What the Curriculum Design projects tell us about evaluation

The Jisc Institutional Approaches to Curriculum Design programme set out to develop innovative technology-supported approaches to curriculum design, approval and review. The programme was perhaps unique in providing four-years of funding, and this duration presented some challenges in planning for evaluation. Added to that the focus on technology-supported curriculum design was not well documented in the literature, again a challenge when planning evaluation activity. Nonetheless, Jisc made clear that project teams should undertake in-depth baseline and ongoing evaluation activity, although the actual process or methodology for doing so was up to project teams to decide. Indeed, the projects went on to use a wide range of approaches.

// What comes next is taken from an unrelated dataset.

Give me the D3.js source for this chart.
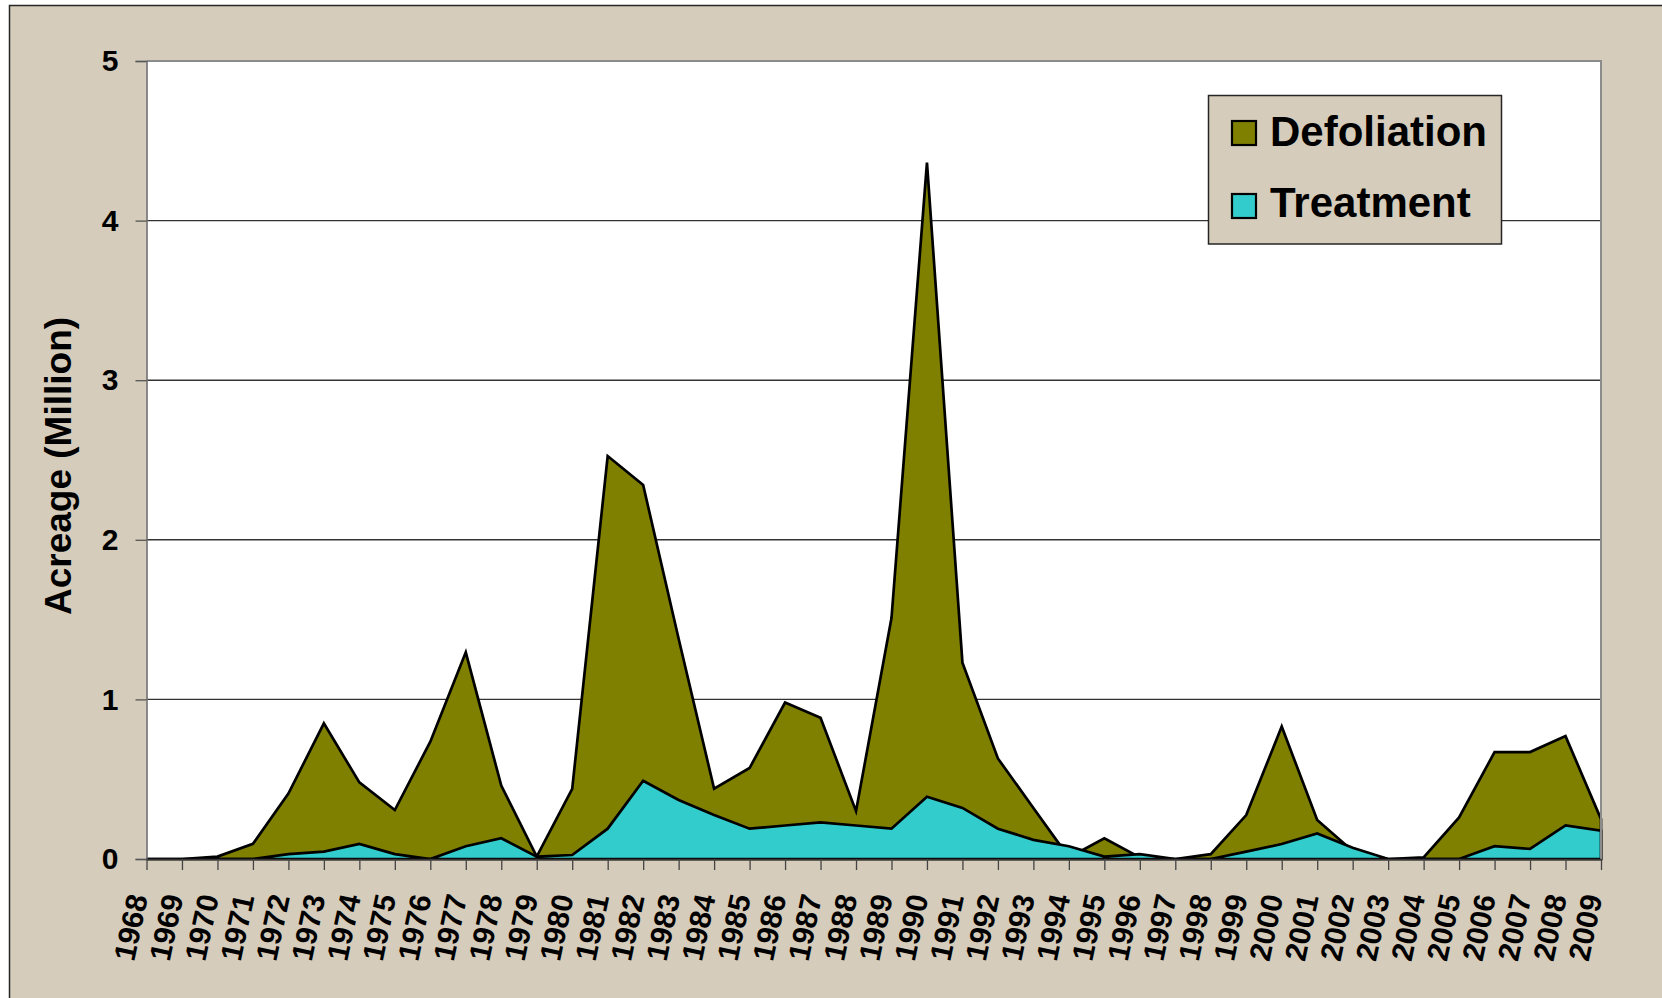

I was the 'evaluation critical friend and supporter' to projects, and have recently posted an overview of the philosophy or approach to evaluation that different projects applied on the Jisc Design Studio. (The latter is a wiki containing a huge range of resources connected to the wider e-learning programme.) The outline of What the Curriculum Design projects tell us about evaluation also includes a selection of evaluation-related advice drawn from projects' experiences. This points to advice on where to look if you need help with:
  1. Getting started in planning an evaluation.
  2. Finding examples of strong evaluation questions.
  3. Providing a visual representation of how evaluation maps to aims.
  4. Considering how different aspects of a project can be evaluated with different methods, which build on each other.
  5. Visualising how activities link to outcomes.
  6. Applying the principles of Naturalistic inquiry to evaluation.
Finally, there are outlines of some of the Frameworks, methods and tools projects used or developed  for their evaluations. More will be added over the next few weeks.